When my first born son was in preschool he was a questioning force to be reckoned with. His passion for learning was so wonderful to behold, and such a contrast to much of the disengagement I’d seen in teenagers at school, that I started thinking about how I could preserve his sense of wonder and thirst for learning. There is no simple answer to this, and although Montessori helped in the preschool and very early primary school years, going back into mainstream education as a very bright child was not the most positive experience, and almost damaging in some ways – certainly in a personal and social sense.  A primary school psychologist told him to ‘dumb down’ so that he would fit in, and I’m sure he is not alone in following that inevitable path to becoming a less switched on student so that he didn’t stand out. I don’t like to think about how unhappy he must have been. In later secondary years, and also in early tertiary (he is now in second year Masters), the passion to learn came not from school/University but recreational time, and my perception is that he kept himself ‘sane’ by following personal interests – thanks to the internet. Interestingly, his Arts degree (Politics and Psychology) morphed into a Masters Degree in Urban Planning – his formal education finally matching his personal interests.

So back to the question: Why I teach?

I think that people who love teaching love learning. I love being in the business of learning – my own learning; supporting the learning of students, supporting teachers in their role as learning facilitators. Being in the company of people sharing ideas, creativity, and debate. My role in supporting teaching and learning is very fulfilling. Usually I have the satisfaction of knowing that I’m essential to the classroom teaching going on in the school. Occasionally I’m disheartened by teachers who tell me they have everything they need in order to teach their subject, thank you very much. The teachers I see engaging students are the ones who love learning and are always looking for new ways to teach.

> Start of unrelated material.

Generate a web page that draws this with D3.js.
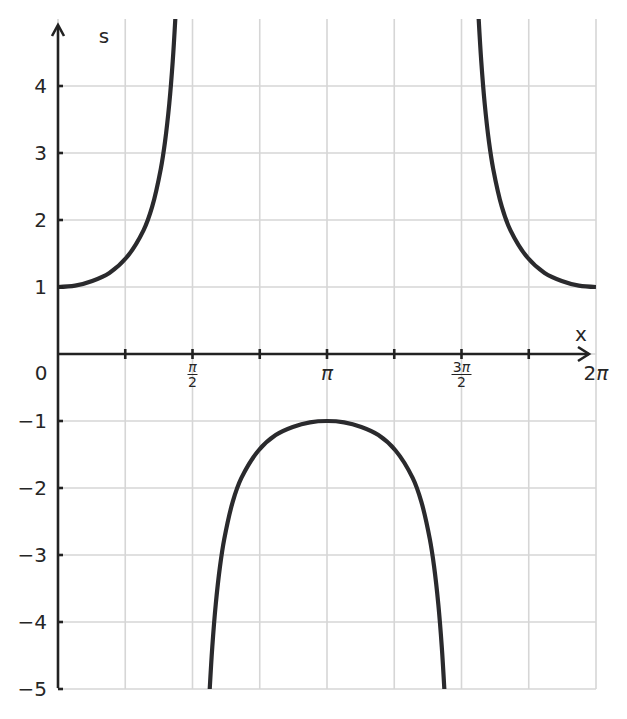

I think that learning is not always easy, and that lifelong learning really needs to be taught, or rather, practised. The learning process should be the focus at least as much as the content, if not more. The process should be made transparent to enable shared metacognition. I’m concerned that we are failing our students in terms of teaching them how to learn. Some are better at working this out for themselves than others. Without this support, many students will lose their self confidence and turn away from learning. I hope to play a small role in preventing this from happening in my school. My hope is that I help students to embrace learning, to learn from and with others, to never be afraid to admit they’re lost or confused, to learn the resilience and discipline they will need to keep learning in their careers and in life.